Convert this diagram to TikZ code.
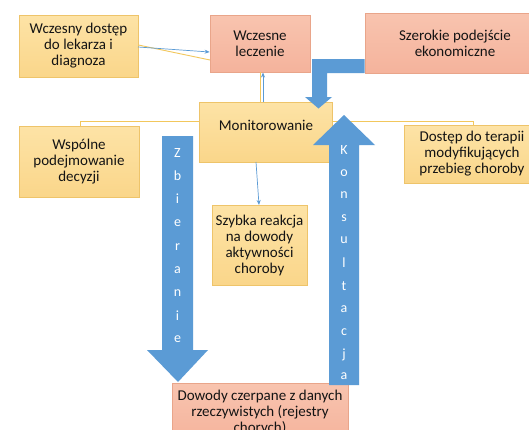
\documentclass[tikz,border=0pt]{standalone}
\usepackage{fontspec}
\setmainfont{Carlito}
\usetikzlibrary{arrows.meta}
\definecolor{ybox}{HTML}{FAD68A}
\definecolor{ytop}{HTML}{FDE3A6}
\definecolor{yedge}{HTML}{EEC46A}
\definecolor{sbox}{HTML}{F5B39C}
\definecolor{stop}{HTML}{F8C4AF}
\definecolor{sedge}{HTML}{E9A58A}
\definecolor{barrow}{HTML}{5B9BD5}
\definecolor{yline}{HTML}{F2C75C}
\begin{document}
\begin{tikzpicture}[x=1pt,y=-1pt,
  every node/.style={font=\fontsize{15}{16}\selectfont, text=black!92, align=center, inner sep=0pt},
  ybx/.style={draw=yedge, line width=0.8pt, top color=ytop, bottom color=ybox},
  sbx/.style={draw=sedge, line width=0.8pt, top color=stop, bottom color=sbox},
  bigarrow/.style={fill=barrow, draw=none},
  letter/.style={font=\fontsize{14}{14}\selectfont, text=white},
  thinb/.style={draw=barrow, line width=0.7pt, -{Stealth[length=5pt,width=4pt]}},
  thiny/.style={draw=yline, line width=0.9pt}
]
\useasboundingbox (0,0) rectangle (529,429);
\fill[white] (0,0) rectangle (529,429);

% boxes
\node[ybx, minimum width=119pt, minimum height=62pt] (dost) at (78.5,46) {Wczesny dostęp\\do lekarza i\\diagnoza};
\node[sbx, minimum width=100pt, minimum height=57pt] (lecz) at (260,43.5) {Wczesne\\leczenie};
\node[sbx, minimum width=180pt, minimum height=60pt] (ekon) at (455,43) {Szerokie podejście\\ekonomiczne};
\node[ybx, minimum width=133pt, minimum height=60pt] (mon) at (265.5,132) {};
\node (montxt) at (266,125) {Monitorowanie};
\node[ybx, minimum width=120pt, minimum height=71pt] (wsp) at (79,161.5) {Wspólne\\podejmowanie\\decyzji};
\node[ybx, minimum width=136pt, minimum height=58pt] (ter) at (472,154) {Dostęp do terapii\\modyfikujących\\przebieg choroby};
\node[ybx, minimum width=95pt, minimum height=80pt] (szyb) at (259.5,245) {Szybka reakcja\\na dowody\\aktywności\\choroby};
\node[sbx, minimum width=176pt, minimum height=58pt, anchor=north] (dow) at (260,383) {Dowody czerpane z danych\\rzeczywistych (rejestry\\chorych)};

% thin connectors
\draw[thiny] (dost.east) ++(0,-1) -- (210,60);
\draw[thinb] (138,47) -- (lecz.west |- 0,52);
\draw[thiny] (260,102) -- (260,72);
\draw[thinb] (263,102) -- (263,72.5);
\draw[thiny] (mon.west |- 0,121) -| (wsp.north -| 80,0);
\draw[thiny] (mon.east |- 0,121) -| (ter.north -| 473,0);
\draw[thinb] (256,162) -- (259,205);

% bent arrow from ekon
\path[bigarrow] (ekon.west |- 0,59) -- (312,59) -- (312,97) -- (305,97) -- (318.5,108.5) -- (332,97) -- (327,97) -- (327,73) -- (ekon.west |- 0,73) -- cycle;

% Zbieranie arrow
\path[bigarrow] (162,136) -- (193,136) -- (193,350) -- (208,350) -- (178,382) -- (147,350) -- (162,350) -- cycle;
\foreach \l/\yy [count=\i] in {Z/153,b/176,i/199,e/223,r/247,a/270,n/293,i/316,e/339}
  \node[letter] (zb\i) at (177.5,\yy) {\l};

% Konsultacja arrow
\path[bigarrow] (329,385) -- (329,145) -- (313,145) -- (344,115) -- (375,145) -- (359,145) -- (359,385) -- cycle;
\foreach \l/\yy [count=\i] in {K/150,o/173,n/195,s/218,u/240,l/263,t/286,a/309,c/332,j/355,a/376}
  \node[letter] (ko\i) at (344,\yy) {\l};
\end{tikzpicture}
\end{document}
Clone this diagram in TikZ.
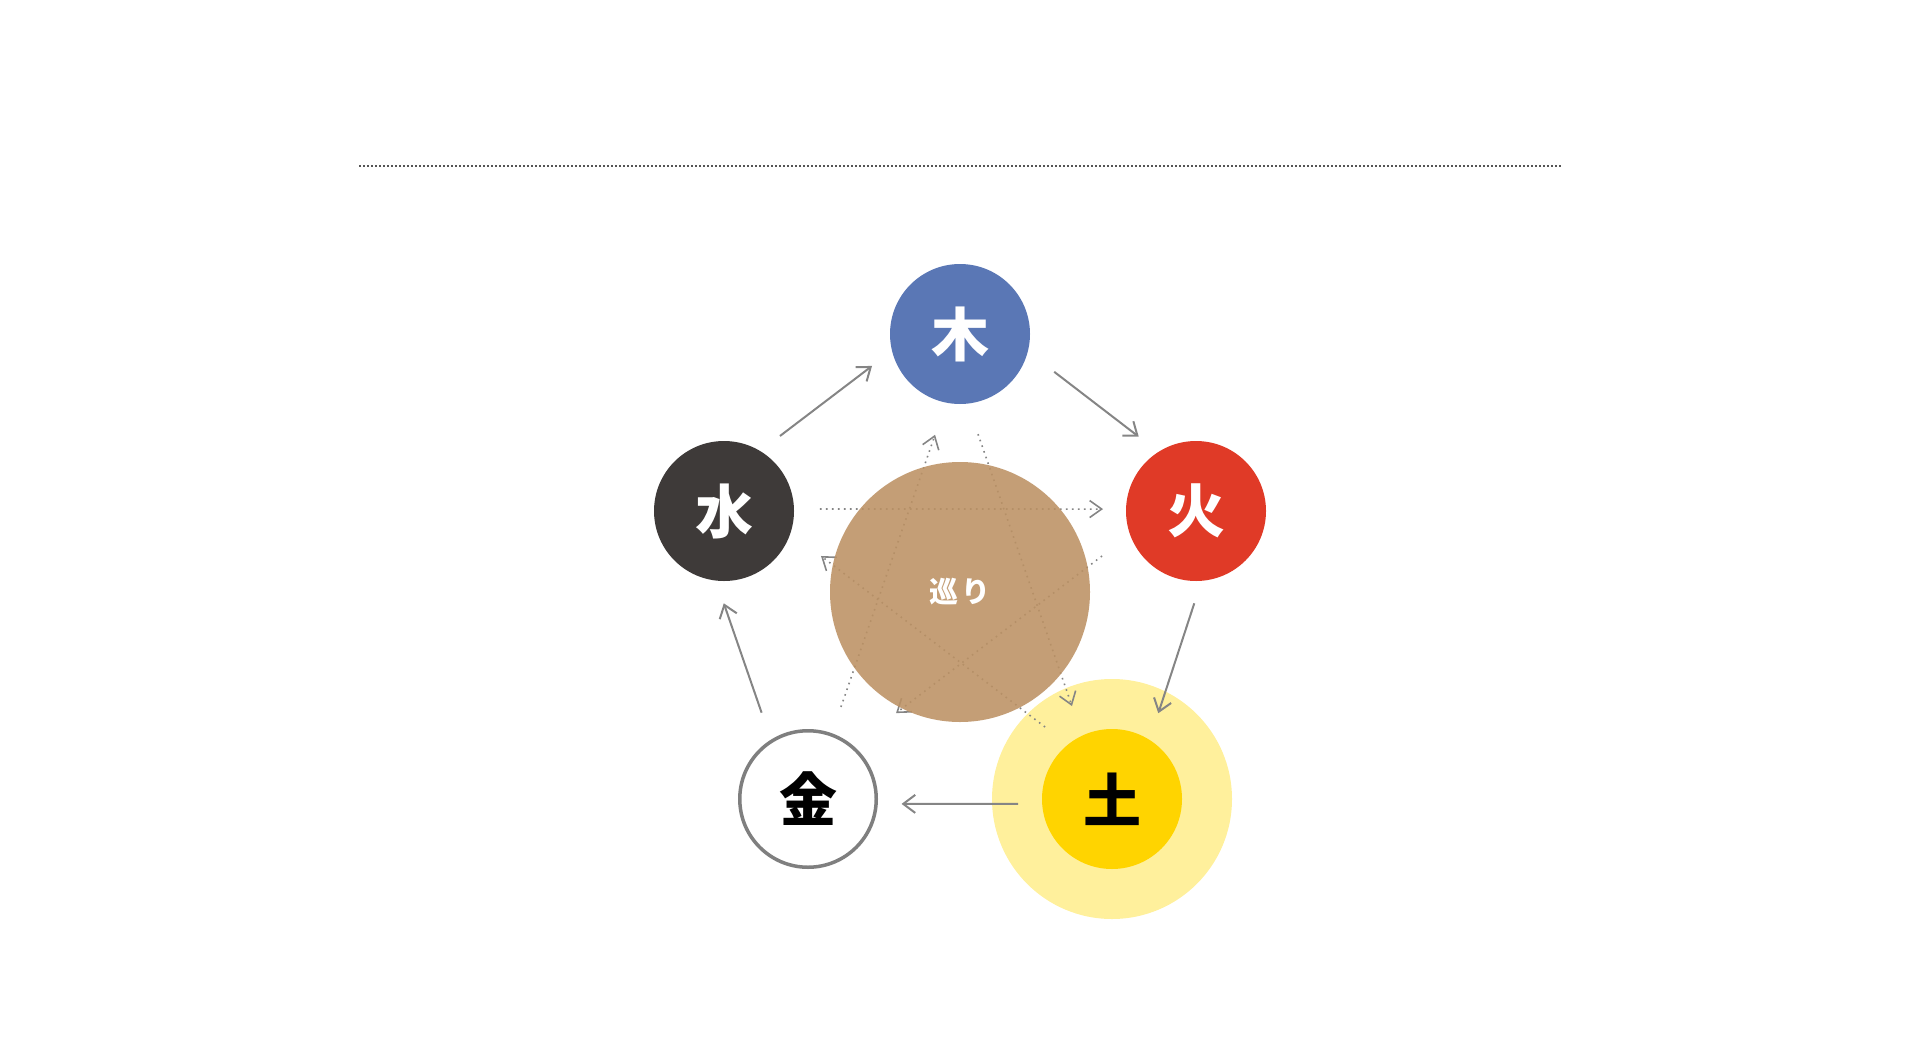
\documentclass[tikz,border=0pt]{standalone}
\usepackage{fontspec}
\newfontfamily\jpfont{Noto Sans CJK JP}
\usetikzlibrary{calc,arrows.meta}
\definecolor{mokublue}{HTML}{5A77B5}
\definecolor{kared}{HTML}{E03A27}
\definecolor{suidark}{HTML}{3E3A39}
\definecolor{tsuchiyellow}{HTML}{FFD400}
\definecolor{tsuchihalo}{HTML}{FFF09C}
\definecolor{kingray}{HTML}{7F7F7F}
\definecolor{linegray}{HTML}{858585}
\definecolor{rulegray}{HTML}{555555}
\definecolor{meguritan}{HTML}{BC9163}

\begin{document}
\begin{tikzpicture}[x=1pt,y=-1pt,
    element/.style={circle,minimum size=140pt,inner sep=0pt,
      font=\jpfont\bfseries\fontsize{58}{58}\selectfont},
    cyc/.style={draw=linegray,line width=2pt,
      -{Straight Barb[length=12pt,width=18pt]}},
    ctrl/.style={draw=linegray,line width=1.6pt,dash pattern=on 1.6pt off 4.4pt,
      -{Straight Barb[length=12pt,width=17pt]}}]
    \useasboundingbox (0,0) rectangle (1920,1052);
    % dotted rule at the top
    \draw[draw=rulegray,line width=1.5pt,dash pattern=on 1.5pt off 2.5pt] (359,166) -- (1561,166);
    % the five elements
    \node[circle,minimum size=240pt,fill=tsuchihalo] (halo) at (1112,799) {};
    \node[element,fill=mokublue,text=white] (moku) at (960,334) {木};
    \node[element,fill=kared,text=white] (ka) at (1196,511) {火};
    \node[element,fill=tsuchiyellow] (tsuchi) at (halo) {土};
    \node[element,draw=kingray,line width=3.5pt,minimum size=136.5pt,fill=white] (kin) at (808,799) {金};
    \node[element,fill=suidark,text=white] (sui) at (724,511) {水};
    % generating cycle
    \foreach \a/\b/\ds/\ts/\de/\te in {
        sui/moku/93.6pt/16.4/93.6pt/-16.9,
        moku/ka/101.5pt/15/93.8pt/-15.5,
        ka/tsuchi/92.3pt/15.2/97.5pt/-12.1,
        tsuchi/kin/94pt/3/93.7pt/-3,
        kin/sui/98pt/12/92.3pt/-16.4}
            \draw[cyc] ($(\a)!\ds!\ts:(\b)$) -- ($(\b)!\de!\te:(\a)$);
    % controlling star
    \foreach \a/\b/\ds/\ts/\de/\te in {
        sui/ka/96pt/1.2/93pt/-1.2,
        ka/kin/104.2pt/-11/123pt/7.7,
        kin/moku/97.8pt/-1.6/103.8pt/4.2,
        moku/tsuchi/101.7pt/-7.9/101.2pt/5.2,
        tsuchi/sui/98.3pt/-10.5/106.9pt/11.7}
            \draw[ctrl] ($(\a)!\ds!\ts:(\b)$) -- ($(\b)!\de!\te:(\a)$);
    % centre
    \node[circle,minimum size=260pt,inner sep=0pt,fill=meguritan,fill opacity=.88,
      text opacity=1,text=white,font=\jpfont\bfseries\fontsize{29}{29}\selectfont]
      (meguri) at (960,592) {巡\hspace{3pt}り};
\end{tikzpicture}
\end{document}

▶ _TASK DIRECTIONS_
Copy the records exactly as they appear, excluding images.

▶ _RESPONSE TO THE EXERCISE_
Convert this diagram to TikZ code.
\documentclass[tikz,border=0pt]{standalone}
\usepackage{fontspec}
\setmainfont{Carlito}
\usetikzlibrary{arrows.meta}
\definecolor{ybox}{HTML}{FAD68A}
\definecolor{ytop}{HTML}{FDE3A6}
\definecolor{yedge}{HTML}{EEC46A}
\definecolor{sbox}{HTML}{F5B39C}
\definecolor{stop}{HTML}{F8C4AF}
\definecolor{sedge}{HTML}{E9A58A}
\definecolor{barrow}{HTML}{5B9BD5}
\definecolor{yline}{HTML}{F2C75C}
\begin{document}
\begin{tikzpicture}[x=1pt,y=-1pt,
  every node/.style={font=\fontsize{15}{16}\selectfont, text=black!92, align=center, inner sep=0pt},
  ybx/.style={draw=yedge, line width=0.8pt, top color=ytop, bottom color=ybox},
  sbx/.style={draw=sedge, line width=0.8pt, top color=stop, bottom color=sbox},
  bigarrow/.style={fill=barrow, draw=none},
  letter/.style={font=\fontsize{14}{14}\selectfont, text=white},
  thinb/.style={draw=barrow, line width=0.7pt, -{Stealth[length=5pt,width=4pt]}},
  thiny/.style={draw=yline, line width=0.9pt}
]
\useasboundingbox (0,0) rectangle (529,429);
\fill[white] (0,0) rectangle (529,429);

% boxes
\node[ybx, minimum width=119pt, minimum height=62pt] (dost) at (78.5,46) {Wczesny dostęp\\do lekarza i\\diagnoza};
\node[sbx, minimum width=100pt, minimum height=57pt] (lecz) at (260,43.5) {Wczesne\\leczenie};
\node[sbx, minimum width=180pt, minimum height=60pt] (ekon) at (455,43) {Szerokie podejście\\ekonomiczne};
\node[ybx, minimum width=133pt, minimum height=60pt] (mon) at (265.5,132) {};
\node (montxt) at (266,125) {Monitorowanie};
\node[ybx, minimum width=120pt, minimum height=71pt] (wsp) at (79,161.5) {Wspólne\\podejmowanie\\decyzji};
\node[ybx, minimum width=136pt, minimum height=58pt] (ter) at (472,154) {Dostęp do terapii\\modyfikujących\\przebieg choroby};
\node[ybx, minimum width=95pt, minimum height=80pt] (szyb) at (259.5,245) {Szybka reakcja\\na dowody\\aktywności\\choroby};
\node[sbx, minimum width=176pt, minimum height=58pt, anchor=north] (dow) at (260,383) {Dowody czerpane z danych\\rzeczywistych (rejestry\\chorych)};

% thin connectors
\draw[thiny] (dost.east) ++(0,-1) -- (210,60);
\draw[thinb] (138,47) -- (lecz.west |- 0,52);
\draw[thiny] (260,102) -- (260,72);
\draw[thinb] (263,102) -- (263,72.5);
\draw[thiny] (mon.west |- 0,121) -| (wsp.north -| 80,0);
\draw[thiny] (mon.east |- 0,121) -| (ter.north -| 473,0);
\draw[thinb] (256,162) -- (259,205);

% bent arrow from ekon
\path[bigarrow] (ekon.west |- 0,59) -- (312,59) -- (312,97) -- (305,97) -- (318.5,108.5) -- (332,97) -- (327,97) -- (327,73) -- (ekon.west |- 0,73) -- cycle;

% Zbieranie arrow
\path[bigarrow] (162,136) -- (193,136) -- (193,350) -- (208,350) -- (178,382) -- (147,350) -- (162,350) -- cycle;
\foreach \l/\yy [count=\i] in {Z/153,b/176,i/199,e/223,r/247,a/270,n/293,i/316,e/339}
  \node[letter] (zb\i) at (177.5,\yy) {\l};

% Konsultacja arrow
\path[bigarrow] (329,385) -- (329,145) -- (313,145) -- (344,115) -- (375,145) -- (359,145) -- (359,385) -- cycle;
\foreach \l/\yy [count=\i] in {K/150,o/173,n/195,s/218,u/240,l/263,t/286,a/309,c/332,j/355,a/376}
  \node[letter] (ko\i) at (344,\yy) {\l};
\end{tikzpicture}
\end{document}
Clone this diagram in TikZ.
\documentclass[tikz,border=0pt]{standalone}
\usepackage{fontspec}
\newfontfamily\jpfont{Noto Sans CJK JP}
\usetikzlibrary{calc,arrows.meta}
\definecolor{mokublue}{HTML}{5A77B5}
\definecolor{kared}{HTML}{E03A27}
\definecolor{suidark}{HTML}{3E3A39}
\definecolor{tsuchiyellow}{HTML}{FFD400}
\definecolor{tsuchihalo}{HTML}{FFF09C}
\definecolor{kingray}{HTML}{7F7F7F}
\definecolor{linegray}{HTML}{858585}
\definecolor{rulegray}{HTML}{555555}
\definecolor{meguritan}{HTML}{BC9163}

\begin{document}
\begin{tikzpicture}[x=1pt,y=-1pt,
    element/.style={circle,minimum size=140pt,inner sep=0pt,
      font=\jpfont\bfseries\fontsize{58}{58}\selectfont},
    cyc/.style={draw=linegray,line width=2pt,
      -{Straight Barb[length=12pt,width=18pt]}},
    ctrl/.style={draw=linegray,line width=1.6pt,dash pattern=on 1.6pt off 4.4pt,
      -{Straight Barb[length=12pt,width=17pt]}}]
    \useasboundingbox (0,0) rectangle (1920,1052);
    % dotted rule at the top
    \draw[draw=rulegray,line width=1.5pt,dash pattern=on 1.5pt off 2.5pt] (359,166) -- (1561,166);
    % the five elements
    \node[circle,minimum size=240pt,fill=tsuchihalo] (halo) at (1112,799) {};
    \node[element,fill=mokublue,text=white] (moku) at (960,334) {木};
    \node[element,fill=kared,text=white] (ka) at (1196,511) {火};
    \node[element,fill=tsuchiyellow] (tsuchi) at (halo) {土};
    \node[element,draw=kingray,line width=3.5pt,minimum size=136.5pt,fill=white] (kin) at (808,799) {金};
    \node[element,fill=suidark,text=white] (sui) at (724,511) {水};
    % generating cycle
    \foreach \a/\b/\ds/\ts/\de/\te in {
        sui/moku/93.6pt/16.4/93.6pt/-16.9,
        moku/ka/101.5pt/15/93.8pt/-15.5,
        ka/tsuchi/92.3pt/15.2/97.5pt/-12.1,
        tsuchi/kin/94pt/3/93.7pt/-3,
        kin/sui/98pt/12/92.3pt/-16.4}
            \draw[cyc] ($(\a)!\ds!\ts:(\b)$) -- ($(\b)!\de!\te:(\a)$);
    % controlling star
    \foreach \a/\b/\ds/\ts/\de/\te in {
        sui/ka/96pt/1.2/93pt/-1.2,
        ka/kin/104.2pt/-11/123pt/7.7,
        kin/moku/97.8pt/-1.6/103.8pt/4.2,
        moku/tsuchi/101.7pt/-7.9/101.2pt/5.2,
        tsuchi/sui/98.3pt/-10.5/106.9pt/11.7}
            \draw[ctrl] ($(\a)!\ds!\ts:(\b)$) -- ($(\b)!\de!\te:(\a)$);
    % centre
    \node[circle,minimum size=260pt,inner sep=0pt,fill=meguritan,fill opacity=.88,
      text opacity=1,text=white,font=\jpfont\bfseries\fontsize{29}{29}\selectfont]
      (meguri) at (960,592) {巡\hspace{3pt}り};
\end{tikzpicture}
\end{document}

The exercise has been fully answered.